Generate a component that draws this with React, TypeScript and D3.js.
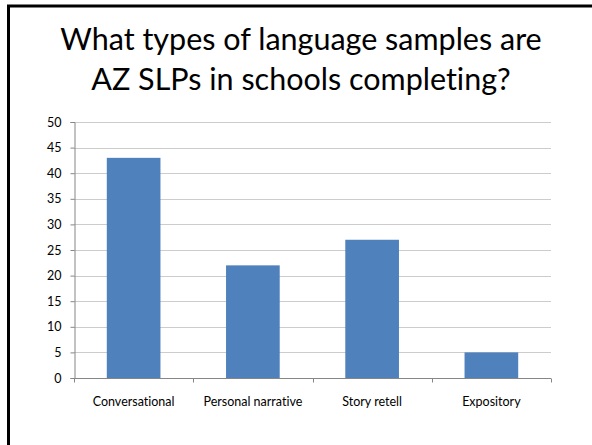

#####

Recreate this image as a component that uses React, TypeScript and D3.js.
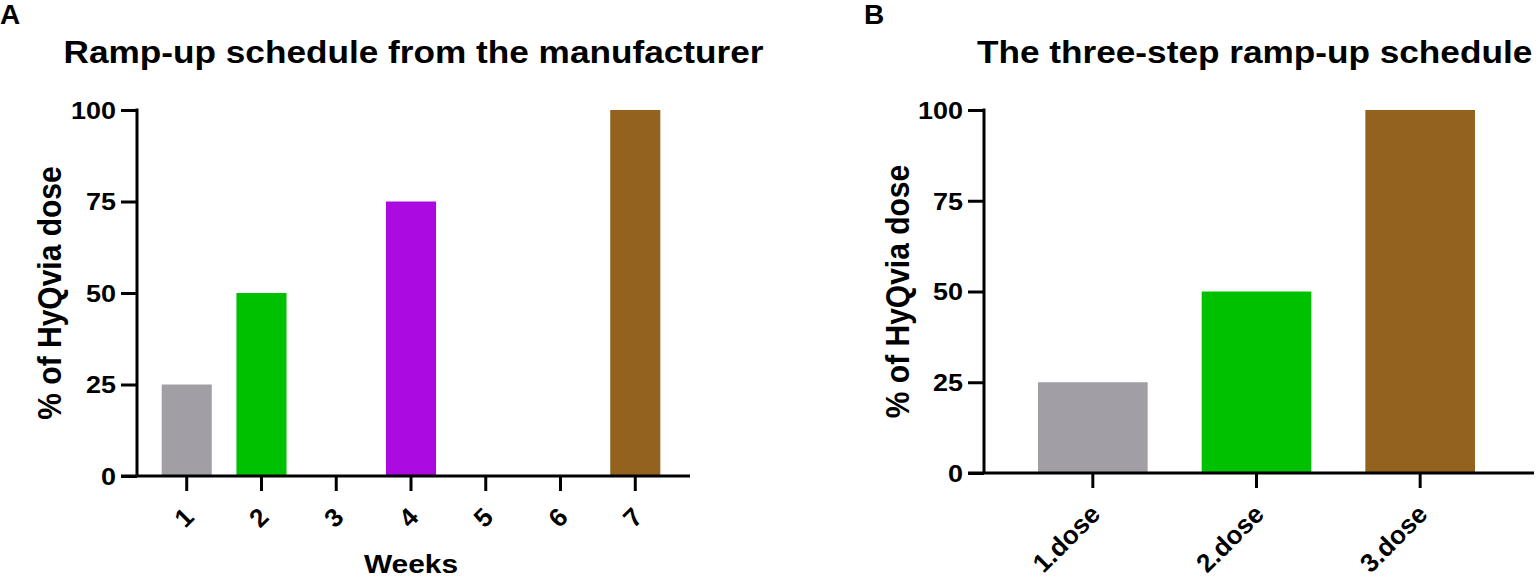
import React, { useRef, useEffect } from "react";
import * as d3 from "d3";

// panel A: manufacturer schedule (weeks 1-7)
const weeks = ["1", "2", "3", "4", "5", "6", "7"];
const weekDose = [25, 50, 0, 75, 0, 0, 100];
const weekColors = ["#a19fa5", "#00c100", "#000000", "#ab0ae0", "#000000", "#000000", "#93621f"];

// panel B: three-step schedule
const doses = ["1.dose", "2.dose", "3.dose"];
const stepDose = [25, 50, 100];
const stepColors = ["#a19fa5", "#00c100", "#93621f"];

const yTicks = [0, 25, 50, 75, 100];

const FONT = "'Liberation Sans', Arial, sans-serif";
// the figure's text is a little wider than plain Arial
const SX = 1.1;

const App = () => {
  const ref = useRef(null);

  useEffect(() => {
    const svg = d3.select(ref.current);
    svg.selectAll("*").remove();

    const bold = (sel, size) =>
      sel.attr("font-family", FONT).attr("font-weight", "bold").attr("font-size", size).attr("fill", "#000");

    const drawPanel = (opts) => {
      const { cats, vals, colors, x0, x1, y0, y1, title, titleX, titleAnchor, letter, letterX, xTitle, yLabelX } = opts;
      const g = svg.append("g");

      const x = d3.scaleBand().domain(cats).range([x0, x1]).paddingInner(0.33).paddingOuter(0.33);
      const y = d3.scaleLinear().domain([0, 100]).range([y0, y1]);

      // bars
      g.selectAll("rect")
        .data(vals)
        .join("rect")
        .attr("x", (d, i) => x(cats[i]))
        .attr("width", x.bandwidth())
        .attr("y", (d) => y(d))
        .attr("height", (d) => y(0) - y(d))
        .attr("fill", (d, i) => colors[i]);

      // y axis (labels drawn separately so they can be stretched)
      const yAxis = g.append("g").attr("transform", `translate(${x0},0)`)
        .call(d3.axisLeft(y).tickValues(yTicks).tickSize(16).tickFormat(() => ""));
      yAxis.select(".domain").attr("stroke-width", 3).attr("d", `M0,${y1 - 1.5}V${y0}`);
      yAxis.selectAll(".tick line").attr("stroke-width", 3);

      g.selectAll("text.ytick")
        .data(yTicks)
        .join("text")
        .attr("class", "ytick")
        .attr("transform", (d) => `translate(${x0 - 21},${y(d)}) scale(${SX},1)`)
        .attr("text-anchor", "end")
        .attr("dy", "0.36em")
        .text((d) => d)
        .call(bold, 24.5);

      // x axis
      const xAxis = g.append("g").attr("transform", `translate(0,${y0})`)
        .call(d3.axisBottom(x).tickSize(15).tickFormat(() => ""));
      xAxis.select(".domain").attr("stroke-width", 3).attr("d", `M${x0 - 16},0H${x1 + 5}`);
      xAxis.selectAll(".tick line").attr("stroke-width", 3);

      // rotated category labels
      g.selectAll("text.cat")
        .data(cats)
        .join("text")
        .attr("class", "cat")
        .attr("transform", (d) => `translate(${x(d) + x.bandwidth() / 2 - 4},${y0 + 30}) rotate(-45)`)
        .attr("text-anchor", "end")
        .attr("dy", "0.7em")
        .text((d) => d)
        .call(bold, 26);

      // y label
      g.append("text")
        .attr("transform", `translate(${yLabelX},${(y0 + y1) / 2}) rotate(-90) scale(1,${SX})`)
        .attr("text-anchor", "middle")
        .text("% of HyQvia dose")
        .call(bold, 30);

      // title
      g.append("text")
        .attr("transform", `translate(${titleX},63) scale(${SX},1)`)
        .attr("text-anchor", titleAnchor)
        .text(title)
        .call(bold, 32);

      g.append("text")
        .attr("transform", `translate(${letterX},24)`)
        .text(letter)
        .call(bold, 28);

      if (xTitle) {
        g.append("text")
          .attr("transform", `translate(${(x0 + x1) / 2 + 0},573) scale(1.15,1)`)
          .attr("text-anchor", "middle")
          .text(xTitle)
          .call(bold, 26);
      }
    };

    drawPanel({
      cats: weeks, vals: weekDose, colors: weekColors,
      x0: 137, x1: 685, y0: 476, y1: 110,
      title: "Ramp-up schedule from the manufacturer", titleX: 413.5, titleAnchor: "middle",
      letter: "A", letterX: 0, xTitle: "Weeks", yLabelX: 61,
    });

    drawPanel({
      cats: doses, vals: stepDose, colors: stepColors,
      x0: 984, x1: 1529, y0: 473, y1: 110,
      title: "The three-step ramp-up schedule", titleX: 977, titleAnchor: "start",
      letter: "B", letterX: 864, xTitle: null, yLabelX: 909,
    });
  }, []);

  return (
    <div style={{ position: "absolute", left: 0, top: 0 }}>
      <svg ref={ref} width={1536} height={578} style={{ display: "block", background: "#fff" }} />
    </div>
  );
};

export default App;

#####

REQUIREMENTS ::
Extract the part of the records that opens with the line containing "Recreate this image" and closes with the line containing "i) => colors[i]);". Take only those lines, exactly, and no pictures.

SOLVED PROBLEM ::
Recreate this image as a component that uses React, TypeScript and D3.js.
import React, { useRef, useEffect } from "react";
import * as d3 from "d3";

// panel A: manufacturer schedule (weeks 1-7)
const weeks = ["1", "2", "3", "4", "5", "6", "7"];
const weekDose = [25, 50, 0, 75, 0, 0, 100];
const weekColors = ["#a19fa5", "#00c100", "#000000", "#ab0ae0", "#000000", "#000000", "#93621f"];

// panel B: three-step schedule
const doses = ["1.dose", "2.dose", "3.dose"];
const stepDose = [25, 50, 100];
const stepColors = ["#a19fa5", "#00c100", "#93621f"];

const yTicks = [0, 25, 50, 75, 100];

const FONT = "'Liberation Sans', Arial, sans-serif";
// the figure's text is a little wider than plain Arial
const SX = 1.1;

const App = () => {
  const ref = useRef(null);

  useEffect(() => {
    const svg = d3.select(ref.current);
    svg.selectAll("*").remove();

    const bold = (sel, size) =>
      sel.attr("font-family", FONT).attr("font-weight", "bold").attr("font-size", size).attr("fill", "#000");

    const drawPanel = (opts) => {
      const { cats, vals, colors, x0, x1, y0, y1, title, titleX, titleAnchor, letter, letterX, xTitle, yLabelX } = opts;
      const g = svg.append("g");

      const x = d3.scaleBand().domain(cats).range([x0, x1]).paddingInner(0.33).paddingOuter(0.33);
      const y = d3.scaleLinear().domain([0, 100]).range([y0, y1]);

      // bars
      g.selectAll("rect")
        .data(vals)
        .join("rect")
        .attr("x", (d, i) => x(cats[i]))
        .attr("width", x.bandwidth())
        .attr("y", (d) => y(d))
        .attr("height", (d) => y(0) - y(d))
        .attr("fill", (d, i) => colors[i]);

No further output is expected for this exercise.